Day: Monday 21st March

This workshop has two goals. First, is to bring together researchers and practitioners to discuss issues that pertain to testing of event-driven software (EDS). An EDS takes internal/external events (e.g., commands, messages) as input (e.g., from users, other applications), changes its state, and sometimes outputs an event sequence. Common examples of EDS include graphical user interfaces (GUIs), web applications, network protocols, embedded software, software components, and device drivers. The second major goal of this workshop is to promote the development of shared experimentation benchmarks for EDS. Lack of benchmarks for experimentation is one of the biggest obstacles to conducting research in the field of EDS testing. Benchmarks may contain artifacts (EDS subjects and their versions, test cases, coverage-adequate test suites, fault matrices, coverage matrices, bug reports, change requests), tools (test-case generators, test-case replayers, fault seeders, regression testers), and processes (how an experimenter may use the tools and artifacts together).

Chair: Atif Memon

Previous workshops: 2010, 2009

Variability-Intensive Systems Testing, Validation and Verification (VAST 2011)

Website: VAST 2011

Day: Monday 21st March

Driven by rising customer demands, continuously changing context conditions (such as legal or business settings), and the wish to leverage existing development assets, the capability of modern software systems to be configurable or reconfigurable is increasing. This leads to software systems exhibiting a high degree of variability. Over the past years development paradigms that enable engineering and maintaining such high-variability software systems thus have appeared; the most prominent examples being Software Product Lines (SPL), Service-Oriented Architectures (SOA), and Dynamically Adaptive Systems (DAS). Due to the productivity gains those paradigms promise and due to the powerful ways of handling variability that they offer to application developers, they are gaining popularity in a world where tight schedules and ever changing business needs are the rule.

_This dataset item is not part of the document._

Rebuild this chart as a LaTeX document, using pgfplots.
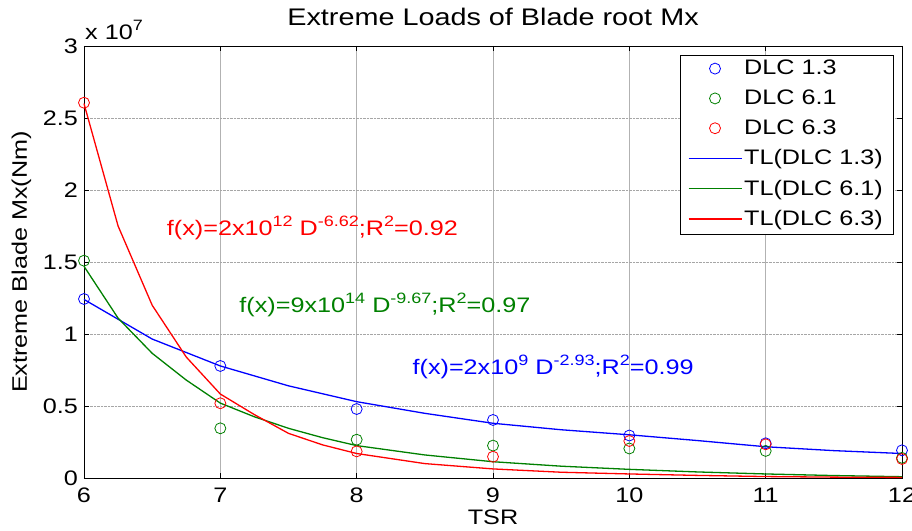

But this coin has a flipside; variability challenges testing, verification and validation techniques. Indeed, combinatorial explosion due to variability is a common problem spanning over all these paradigms. To date, some specific techniques have been developed (such as combinatorial interaction testing or modular checking) to contend with such explosion during the verification & validation process. However the field is still in its infancy and results are scattered amongst several communities.

The aims of this workshop are to provide a forum in which practitioners and researchers can share their ideas and results and to establish a common research agenda for testing, verification and validation of variability-intensive systems.

Chairs: Gilles Perrouin, Patrick Heymans, Andreas Metzger and Yves le Traon.